29 Mar 2018

Max penalty for owners of unsafe buildings ‘weak’ $1000 fine

From Checkpoint, 5:42 pm on 29 March 2018

The maximum penalty handed down to Auckland building owners who refuse to fix safety problems is a $1000 fine, which Auckland Council says is not enough to force compliance.

Since the start of 2014 Auckland Council has prosecuted 29 building owners for failing to fix issues that were preventing a building warrant of fitness being issued.

Seven of those owners were discharged without conviction, the minimum fine issued was $0 and the maximum $1000, which is just 0.23 per cent of the maximum allowed under the Building Act - $200,000.

Auckland Council has no control over the penalties handed down by the courts, but it said it avoids prosecuting difficult building owners until the last minute because of the small penalties imposed.


“If we had some significant penalties to be able to make [owners] aware of, I think we'd get compliance from people more rapidly,” said Auckland Council’s general manager of building consents, Ian McCormick.

“When you consider the amount of work that's gone in to try avoid taking legal action… we'd certainly encourage more substantive penalties in this area,” he said.

Chief Judge for the District Court, Jan-Marie Doogue, declined to comment.

A spokesperson for Ms Doogue said: “Judges do not comment on the exercise of prosecutorial discretion; it would be constitutionally improper to do so.”

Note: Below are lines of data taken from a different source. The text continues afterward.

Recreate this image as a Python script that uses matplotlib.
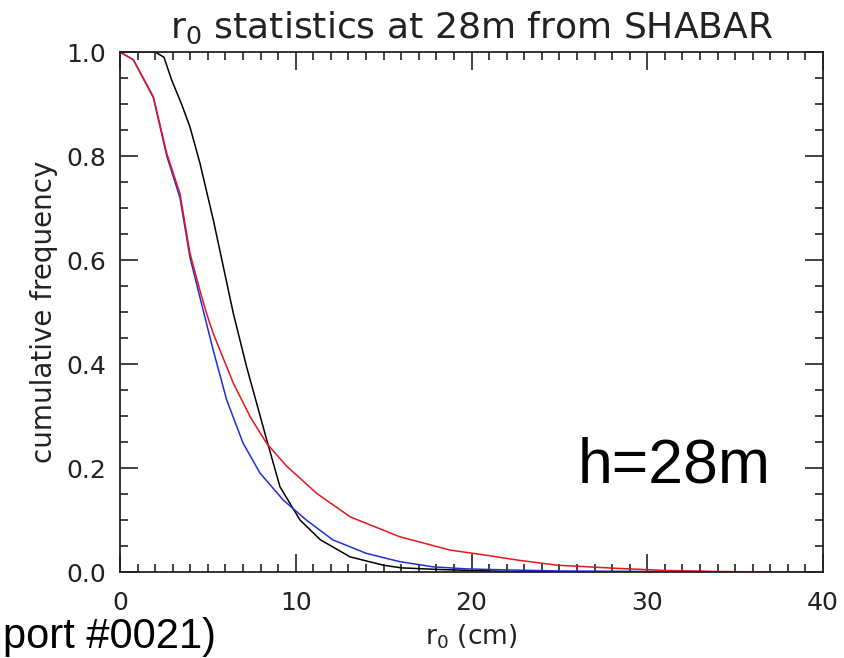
import numpy as np
import matplotlib.pyplot as plt
from matplotlib.ticker import MultipleLocator

# cumulative frequency curves (r0 in cm)
black_x = [0, 2.0, 2.5, 2.94, 3.5, 3.98, 4.55, 5.31, 5.88, 6.45, 7.2, 8.35, 9.1,
           10.24, 11.4, 13.1, 15.0, 16.0, 18.0, 20.0, 22.0, 25.0]
black_y = [1.0, 1.0, 0.99, 0.946, 0.9, 0.856, 0.786, 0.677, 0.587, 0.497, 0.395,
           0.254, 0.164, 0.1, 0.062, 0.029, 0.013, 0.008, 0.005, 0.003, 0.001, 0.0]

blue_x = [0, 0.76, 1.9, 2.66, 3.41, 3.98, 4.55, 5.3, 6.07, 7.0, 7.97, 9.3, 10.6,
          12.1, 14.0, 15.9, 17.8, 19.7, 22.0, 25.0, 30.0, 37.0]
blue_y = [1.0, 0.985, 0.912, 0.8, 0.72, 0.605, 0.528, 0.427, 0.331, 0.248, 0.19,
          0.138, 0.1, 0.062, 0.036, 0.02, 0.01, 0.006, 0.004, 0.002, 0.001, 0.0]

red_x = [0, 0.76, 1.9, 2.66, 3.41, 3.98, 4.6, 4.93, 5.3, 6.45, 7.4, 8.35, 9.5,
         11.2, 13.1, 15.9, 18.8, 20.7, 22.6, 24.9, 28.3, 31.0, 34.0, 37.0, 40.0]
red_y = [1.0, 0.985, 0.914, 0.805, 0.728, 0.613, 0.535, 0.497, 0.459, 0.363, 0.299,
         0.247, 0.203, 0.151, 0.106, 0.068, 0.042, 0.033, 0.023, 0.013, 0.007,
         0.003, 0.001, 0.0, 0.0]

x_ticks = [0, 10, 20, 30, 40]
y_ticks = [0.0, 0.2, 0.4, 0.6, 0.8, 1.0]

fig = plt.figure(figsize=(8.44, 6.58), dpi=100)
ax = fig.add_axes([120 / 844, 1 - 572 / 658, 703 / 844, 520 / 658])

ax.plot(black_x, black_y, color='black', lw=1.1)
ax.plot(blue_x, blue_y, color='#1f2fd8', lw=1.1)
ax.plot(red_x, red_y, color='#e8161c', lw=1.1)

ax.set_xlim(0, 40)
ax.set_ylim(0, 1.0)
ax.set_xticks(x_ticks)
ax.set_yticks(y_ticks)
ax.set_xticklabels([str(t) for t in x_ticks])
ax.set_yticklabels(['%.1f' % t for t in y_ticks])
ax.xaxis.set_minor_locator(MultipleLocator(1))
ax.yaxis.set_minor_locator(MultipleLocator(0.05))

ax.tick_params(which='both', direction='in', top=True, right=True,
               colors='#222222', labelsize=18, width=1.2)
ax.tick_params(which='major', length=13, pad=10)
ax.tick_params(axis='x', which='major', pad=14)
ax.tick_params(which='minor', length=6)
for s in ax.spines.values():
    s.set_color('#222222')
    s.set_linewidth(1.3)

ax.set_title('r$_0$ statistics at 28m from SHABAR', fontsize=26, color='#222222', pad=10)
ax.set_xlabel('r$_0$ (cm)', fontsize=19, color='#222222', labelpad=5)
ax.set_ylabel('cumulative frequency', fontsize=20, color='#222222', labelpad=6)

fig.text(578 / 844, 1 - 466 / 658, 'h=28m', fontsize=45, family='Liberation Sans',
         ha='left', va='center', color='black')
fig.text(3 / 844, 1 / 658, 'port #0021)', fontsize=30, family='Liberation Sans',
         ha='left', va='bottom', color='black')

fig.savefig('out.png', dpi=100)
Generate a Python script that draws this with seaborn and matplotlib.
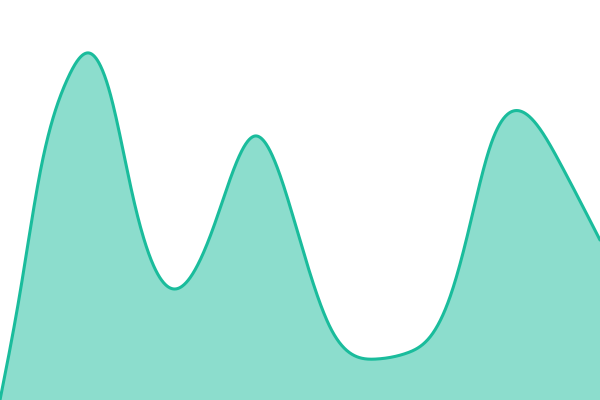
import numpy as np
import pandas as pd
import matplotlib
matplotlib.use("Agg")
import matplotlib.pyplot as plt
import seaborn as sns

# Knot values (x position, height)
x_vals = [0, 20, 40, 67, 89, 110, 133, 150, 174, 215, 255, 297, 330, 350, 377, 407, 430, 450, 467, 490, 520, 560, 600]
y_vals = [0, 107, 227, 320, 347, 307, 203, 143, 111, 177, 264, 170, 73, 47, 41, 47, 63, 103, 163, 253, 289, 237, 160]


def natural_spline(x, y, xs):
    x = np.asarray(x, float)
    y = np.asarray(y, float)
    n = len(x)
    h = np.diff(x)
    A = np.zeros((n, n))
    b = np.zeros(n)
    A[0, 0] = 1
    A[-1, -1] = 1
    for i in range(1, n - 1):
        A[i, i - 1] = h[i - 1]
        A[i, i] = 2 * (h[i - 1] + h[i])
        A[i, i + 1] = h[i]
        b[i] = 6 * ((y[i + 1] - y[i]) / h[i] - (y[i] - y[i - 1]) / h[i - 1])
    M = np.linalg.solve(A, b)
    idx = np.clip(np.searchsorted(x, xs) - 1, 0, n - 2)
    hi = h[idx]
    a = x[idx + 1] - xs
    c = xs - x[idx]
    return (M[idx] * a**3 / (6 * hi) + M[idx + 1] * c**3 / (6 * hi)
            + (y[idx] / hi - M[idx] * hi / 6) * a
            + (y[idx + 1] / hi - M[idx + 1] * hi / 6) * c)


xs = np.linspace(min(x_vals), max(x_vals), 1200)
ys = natural_spline(x_vals, y_vals, xs)
df = pd.DataFrame({"x": xs, "y": ys})

sns.set_style("white")
fig = plt.figure(figsize=(6, 4), dpi=100)
ax = fig.add_axes([0, 0, 1, 1])
line_color = "#1abc9c"
ax.fill_between(df["x"], df["y"], 0, color=line_color, alpha=0.5, linewidth=0)
sns.lineplot(data=df, x="x", y="y", ax=ax, color=line_color, linewidth=2.2, sort=False)
ax.set_xlim(0, 600)
ax.set_ylim(0, 400)
ax.axis("off")
fig.savefig("out.png", dpi=100)
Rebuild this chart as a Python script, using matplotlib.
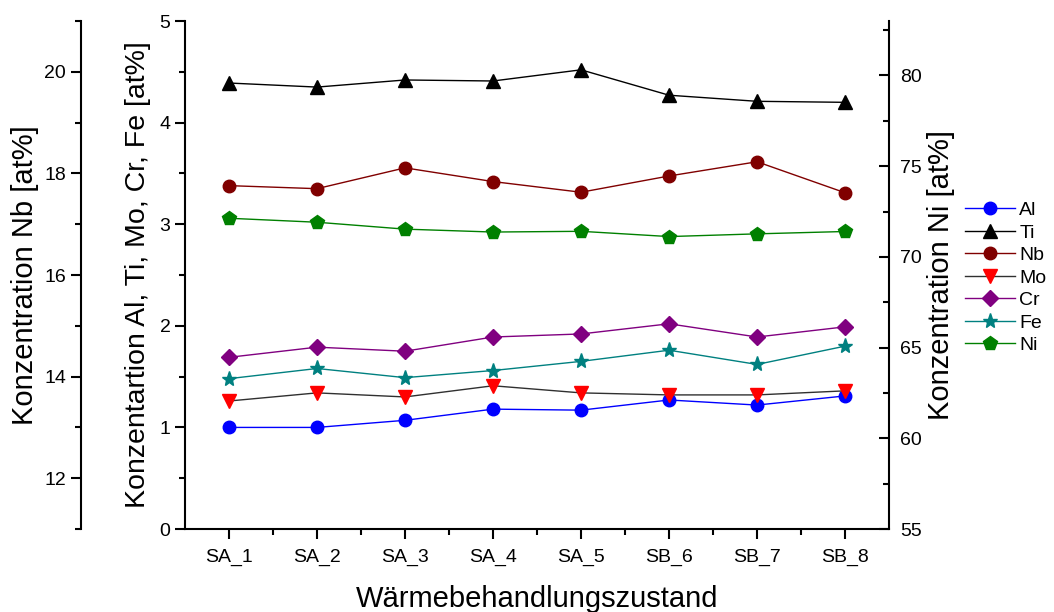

Rosie Killip, a building compliance expert and director of Building Networks, said the penalties are proof of a “very weak approach”, but said councils need to be harsher on building owners too.

“It's expensive to put together briefs of evidence and to go down the prosecution route. The infringement regime was supposed to mitigate that, and it seems it's a system that most councils don't want to put in place,” she said.

Mr McCormick said as far as he is aware Auckland Council hasn’t raised the issue with judges, saying it wouldn’t be appropriate.